Information provided
--- start ---
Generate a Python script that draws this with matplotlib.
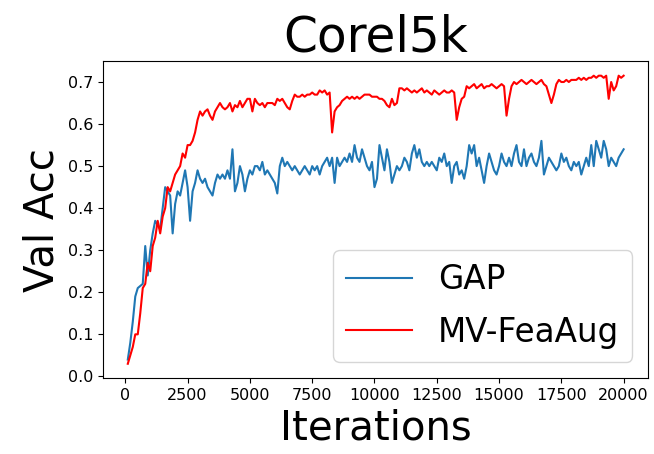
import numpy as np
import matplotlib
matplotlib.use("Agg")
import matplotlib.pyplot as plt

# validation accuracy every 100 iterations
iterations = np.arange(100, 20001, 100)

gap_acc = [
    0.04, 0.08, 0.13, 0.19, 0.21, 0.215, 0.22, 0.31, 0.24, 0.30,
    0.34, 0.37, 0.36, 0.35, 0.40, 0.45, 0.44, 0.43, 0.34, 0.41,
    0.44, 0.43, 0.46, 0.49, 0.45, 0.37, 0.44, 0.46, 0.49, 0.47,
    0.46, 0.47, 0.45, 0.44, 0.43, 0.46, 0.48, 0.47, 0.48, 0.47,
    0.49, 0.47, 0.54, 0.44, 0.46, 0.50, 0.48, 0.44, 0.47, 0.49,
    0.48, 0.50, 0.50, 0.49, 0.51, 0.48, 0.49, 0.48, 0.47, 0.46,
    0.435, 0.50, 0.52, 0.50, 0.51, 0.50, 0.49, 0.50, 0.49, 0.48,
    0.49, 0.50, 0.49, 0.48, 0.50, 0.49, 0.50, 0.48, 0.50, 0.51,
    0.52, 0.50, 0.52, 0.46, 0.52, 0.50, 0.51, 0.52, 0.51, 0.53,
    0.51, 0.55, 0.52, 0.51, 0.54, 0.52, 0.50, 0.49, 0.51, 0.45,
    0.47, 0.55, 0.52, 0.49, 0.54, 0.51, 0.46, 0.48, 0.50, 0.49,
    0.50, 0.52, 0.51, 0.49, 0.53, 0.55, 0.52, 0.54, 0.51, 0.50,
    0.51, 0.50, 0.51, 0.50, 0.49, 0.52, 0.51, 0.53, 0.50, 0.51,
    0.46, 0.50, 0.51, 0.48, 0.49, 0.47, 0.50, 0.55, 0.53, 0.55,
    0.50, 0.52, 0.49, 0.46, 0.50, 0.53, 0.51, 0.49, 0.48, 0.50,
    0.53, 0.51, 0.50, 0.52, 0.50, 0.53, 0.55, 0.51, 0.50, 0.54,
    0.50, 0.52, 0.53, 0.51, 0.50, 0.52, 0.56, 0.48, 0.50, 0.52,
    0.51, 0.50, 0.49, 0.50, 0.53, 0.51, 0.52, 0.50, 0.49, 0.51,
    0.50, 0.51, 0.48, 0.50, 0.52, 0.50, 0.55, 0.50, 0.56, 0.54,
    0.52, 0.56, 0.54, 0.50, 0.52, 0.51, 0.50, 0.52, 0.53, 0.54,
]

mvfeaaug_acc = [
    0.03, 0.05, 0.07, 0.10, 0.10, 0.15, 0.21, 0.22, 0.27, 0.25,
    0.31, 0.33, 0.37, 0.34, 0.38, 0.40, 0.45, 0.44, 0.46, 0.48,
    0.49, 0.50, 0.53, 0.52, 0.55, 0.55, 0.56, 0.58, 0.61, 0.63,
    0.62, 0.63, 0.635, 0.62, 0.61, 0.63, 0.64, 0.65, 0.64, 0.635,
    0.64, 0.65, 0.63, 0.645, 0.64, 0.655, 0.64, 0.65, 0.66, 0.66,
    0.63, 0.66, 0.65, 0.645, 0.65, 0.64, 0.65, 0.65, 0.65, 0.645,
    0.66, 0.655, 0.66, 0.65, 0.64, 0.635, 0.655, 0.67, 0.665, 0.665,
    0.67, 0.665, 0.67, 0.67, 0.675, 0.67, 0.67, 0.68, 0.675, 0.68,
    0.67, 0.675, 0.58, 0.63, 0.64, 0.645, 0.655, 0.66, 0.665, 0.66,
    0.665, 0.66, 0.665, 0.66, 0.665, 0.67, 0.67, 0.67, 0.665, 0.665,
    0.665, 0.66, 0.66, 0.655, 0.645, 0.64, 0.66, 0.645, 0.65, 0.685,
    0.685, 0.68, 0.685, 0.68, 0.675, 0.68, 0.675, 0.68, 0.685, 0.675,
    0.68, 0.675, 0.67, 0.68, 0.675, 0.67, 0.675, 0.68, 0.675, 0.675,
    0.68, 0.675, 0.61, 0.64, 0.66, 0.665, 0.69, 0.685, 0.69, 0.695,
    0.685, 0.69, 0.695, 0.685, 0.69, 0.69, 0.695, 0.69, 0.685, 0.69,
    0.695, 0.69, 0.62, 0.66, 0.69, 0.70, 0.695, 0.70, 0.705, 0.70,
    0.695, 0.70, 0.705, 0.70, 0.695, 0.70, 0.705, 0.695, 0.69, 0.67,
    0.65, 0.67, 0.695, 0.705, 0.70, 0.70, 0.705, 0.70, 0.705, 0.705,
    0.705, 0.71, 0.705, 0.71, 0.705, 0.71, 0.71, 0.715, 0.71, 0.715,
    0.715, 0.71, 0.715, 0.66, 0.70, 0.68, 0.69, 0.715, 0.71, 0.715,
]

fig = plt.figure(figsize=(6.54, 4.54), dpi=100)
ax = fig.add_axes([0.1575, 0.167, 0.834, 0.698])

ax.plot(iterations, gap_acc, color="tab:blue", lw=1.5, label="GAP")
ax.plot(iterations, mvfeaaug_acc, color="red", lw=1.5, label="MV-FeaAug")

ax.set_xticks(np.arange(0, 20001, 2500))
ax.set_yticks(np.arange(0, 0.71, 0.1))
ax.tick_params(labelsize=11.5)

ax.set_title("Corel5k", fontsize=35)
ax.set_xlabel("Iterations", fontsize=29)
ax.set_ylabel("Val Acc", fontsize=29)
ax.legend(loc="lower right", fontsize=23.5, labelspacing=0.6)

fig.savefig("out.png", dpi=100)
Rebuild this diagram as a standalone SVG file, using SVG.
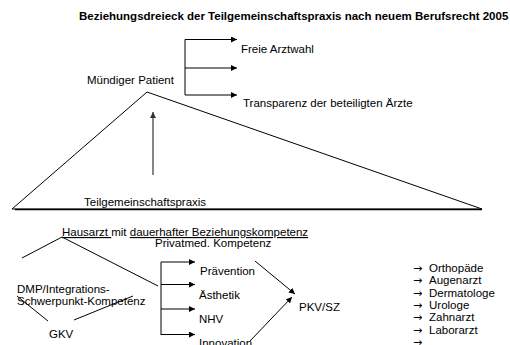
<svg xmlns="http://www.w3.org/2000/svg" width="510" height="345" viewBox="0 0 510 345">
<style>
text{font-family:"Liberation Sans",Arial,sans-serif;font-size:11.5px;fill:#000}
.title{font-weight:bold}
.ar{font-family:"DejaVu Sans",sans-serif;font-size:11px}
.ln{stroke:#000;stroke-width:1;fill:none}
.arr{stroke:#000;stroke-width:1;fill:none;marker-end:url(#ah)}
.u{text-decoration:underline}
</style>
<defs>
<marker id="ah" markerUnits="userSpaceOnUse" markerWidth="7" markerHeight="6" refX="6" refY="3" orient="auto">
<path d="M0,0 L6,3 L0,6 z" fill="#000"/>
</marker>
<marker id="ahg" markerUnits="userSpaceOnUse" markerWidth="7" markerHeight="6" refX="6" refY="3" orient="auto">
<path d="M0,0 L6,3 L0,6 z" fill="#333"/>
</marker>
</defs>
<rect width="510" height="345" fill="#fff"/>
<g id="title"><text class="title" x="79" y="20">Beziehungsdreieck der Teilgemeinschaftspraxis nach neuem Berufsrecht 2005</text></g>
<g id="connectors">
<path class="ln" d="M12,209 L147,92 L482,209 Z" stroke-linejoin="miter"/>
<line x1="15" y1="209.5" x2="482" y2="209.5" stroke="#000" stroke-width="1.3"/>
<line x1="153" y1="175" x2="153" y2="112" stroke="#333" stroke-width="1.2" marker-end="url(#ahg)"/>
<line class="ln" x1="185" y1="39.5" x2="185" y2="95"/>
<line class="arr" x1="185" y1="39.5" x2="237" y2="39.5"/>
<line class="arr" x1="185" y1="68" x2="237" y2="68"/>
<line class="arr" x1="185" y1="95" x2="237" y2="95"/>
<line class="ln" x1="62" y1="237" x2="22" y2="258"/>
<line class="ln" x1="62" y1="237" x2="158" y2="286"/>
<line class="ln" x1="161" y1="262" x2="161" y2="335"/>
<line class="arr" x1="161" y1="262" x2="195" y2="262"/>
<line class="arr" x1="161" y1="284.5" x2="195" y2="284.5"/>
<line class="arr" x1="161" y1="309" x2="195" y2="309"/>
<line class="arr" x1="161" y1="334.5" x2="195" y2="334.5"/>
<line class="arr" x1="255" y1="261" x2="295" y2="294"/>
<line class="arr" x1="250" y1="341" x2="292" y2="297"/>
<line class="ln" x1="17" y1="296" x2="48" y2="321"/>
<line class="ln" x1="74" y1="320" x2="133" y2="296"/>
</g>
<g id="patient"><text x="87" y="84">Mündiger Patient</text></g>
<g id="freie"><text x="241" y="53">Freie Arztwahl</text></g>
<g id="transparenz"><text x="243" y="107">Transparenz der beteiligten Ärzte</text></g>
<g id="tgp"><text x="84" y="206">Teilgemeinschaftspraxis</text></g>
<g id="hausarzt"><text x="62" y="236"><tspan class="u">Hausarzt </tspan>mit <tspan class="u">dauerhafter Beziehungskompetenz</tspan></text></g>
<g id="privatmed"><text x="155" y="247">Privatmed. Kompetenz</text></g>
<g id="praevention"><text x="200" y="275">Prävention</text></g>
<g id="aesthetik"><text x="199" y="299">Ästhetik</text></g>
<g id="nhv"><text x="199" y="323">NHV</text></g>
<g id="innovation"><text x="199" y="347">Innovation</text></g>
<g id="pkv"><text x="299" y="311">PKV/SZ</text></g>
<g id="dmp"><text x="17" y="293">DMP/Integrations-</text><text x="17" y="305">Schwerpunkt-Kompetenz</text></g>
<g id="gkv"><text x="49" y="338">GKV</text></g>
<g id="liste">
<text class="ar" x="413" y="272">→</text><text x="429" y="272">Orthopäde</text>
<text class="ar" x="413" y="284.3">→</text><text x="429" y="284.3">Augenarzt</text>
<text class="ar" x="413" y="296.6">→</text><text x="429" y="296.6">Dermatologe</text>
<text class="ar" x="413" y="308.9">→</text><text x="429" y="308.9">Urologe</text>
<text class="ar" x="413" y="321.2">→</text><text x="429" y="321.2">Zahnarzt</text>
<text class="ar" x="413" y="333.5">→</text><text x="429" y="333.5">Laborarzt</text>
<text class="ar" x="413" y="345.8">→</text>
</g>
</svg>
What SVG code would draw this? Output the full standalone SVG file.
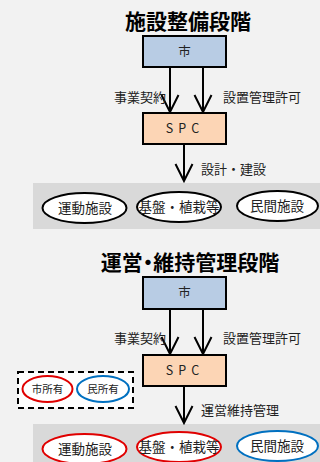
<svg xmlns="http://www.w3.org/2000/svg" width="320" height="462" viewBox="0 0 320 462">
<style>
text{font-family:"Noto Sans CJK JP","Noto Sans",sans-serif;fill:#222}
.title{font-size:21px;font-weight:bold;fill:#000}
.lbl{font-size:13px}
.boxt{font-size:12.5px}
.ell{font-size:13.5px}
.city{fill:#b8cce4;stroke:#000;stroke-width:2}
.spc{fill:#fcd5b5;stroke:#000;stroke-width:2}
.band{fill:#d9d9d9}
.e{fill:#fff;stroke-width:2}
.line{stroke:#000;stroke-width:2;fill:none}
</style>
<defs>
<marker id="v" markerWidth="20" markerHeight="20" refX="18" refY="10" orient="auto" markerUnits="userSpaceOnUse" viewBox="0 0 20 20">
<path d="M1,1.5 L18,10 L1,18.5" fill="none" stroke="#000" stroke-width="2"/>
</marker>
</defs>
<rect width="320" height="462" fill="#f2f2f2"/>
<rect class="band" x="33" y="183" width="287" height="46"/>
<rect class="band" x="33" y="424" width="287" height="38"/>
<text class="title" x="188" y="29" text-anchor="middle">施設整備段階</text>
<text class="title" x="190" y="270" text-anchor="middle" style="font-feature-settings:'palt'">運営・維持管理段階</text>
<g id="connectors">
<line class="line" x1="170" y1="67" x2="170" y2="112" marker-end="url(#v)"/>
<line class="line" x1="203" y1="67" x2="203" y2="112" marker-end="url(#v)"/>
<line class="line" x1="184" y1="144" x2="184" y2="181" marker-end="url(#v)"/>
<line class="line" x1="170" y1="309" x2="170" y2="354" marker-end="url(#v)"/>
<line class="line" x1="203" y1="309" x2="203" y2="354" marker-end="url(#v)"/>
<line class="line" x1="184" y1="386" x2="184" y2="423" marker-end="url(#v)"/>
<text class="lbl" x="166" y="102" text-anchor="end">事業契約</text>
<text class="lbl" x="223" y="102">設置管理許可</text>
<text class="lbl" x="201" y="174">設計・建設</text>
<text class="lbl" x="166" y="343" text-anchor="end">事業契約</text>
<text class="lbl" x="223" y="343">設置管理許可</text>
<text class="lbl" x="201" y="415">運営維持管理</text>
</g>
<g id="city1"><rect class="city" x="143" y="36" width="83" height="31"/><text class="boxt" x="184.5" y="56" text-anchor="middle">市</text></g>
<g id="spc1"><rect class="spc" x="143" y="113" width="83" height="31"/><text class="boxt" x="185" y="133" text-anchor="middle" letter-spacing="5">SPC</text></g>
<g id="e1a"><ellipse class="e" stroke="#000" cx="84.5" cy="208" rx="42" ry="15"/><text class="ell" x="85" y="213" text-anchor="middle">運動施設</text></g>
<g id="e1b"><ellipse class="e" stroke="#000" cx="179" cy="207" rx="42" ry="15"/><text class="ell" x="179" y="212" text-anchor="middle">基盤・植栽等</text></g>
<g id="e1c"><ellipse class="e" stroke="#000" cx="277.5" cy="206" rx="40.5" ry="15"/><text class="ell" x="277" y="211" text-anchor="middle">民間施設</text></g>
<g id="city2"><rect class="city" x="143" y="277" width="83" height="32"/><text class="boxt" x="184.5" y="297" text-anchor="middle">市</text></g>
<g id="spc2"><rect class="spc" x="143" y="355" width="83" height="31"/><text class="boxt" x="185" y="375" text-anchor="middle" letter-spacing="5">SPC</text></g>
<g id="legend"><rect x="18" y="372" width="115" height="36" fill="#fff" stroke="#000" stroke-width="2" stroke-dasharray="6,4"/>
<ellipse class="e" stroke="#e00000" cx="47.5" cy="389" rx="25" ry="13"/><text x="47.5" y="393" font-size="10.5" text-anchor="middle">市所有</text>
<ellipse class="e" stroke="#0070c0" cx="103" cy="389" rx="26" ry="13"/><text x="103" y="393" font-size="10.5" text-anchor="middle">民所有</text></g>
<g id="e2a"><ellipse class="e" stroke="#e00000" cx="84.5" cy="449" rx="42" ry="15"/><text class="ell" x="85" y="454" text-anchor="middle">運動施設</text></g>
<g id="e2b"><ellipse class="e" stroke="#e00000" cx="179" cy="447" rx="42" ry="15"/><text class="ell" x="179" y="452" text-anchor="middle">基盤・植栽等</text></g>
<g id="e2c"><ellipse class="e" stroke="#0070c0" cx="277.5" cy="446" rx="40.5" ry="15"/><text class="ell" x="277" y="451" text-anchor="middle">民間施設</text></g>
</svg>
--- end ---
Give back exactly the lines from the top of the records to the line containing "iterations = np.arange(100, 20001, 100)", both included, and no pictures.

Generate a Python script that draws this with matplotlib.
import numpy as np
import matplotlib
matplotlib.use("Agg")
import matplotlib.pyplot as plt

# validation accuracy every 100 iterations
iterations = np.arange(100, 20001, 100)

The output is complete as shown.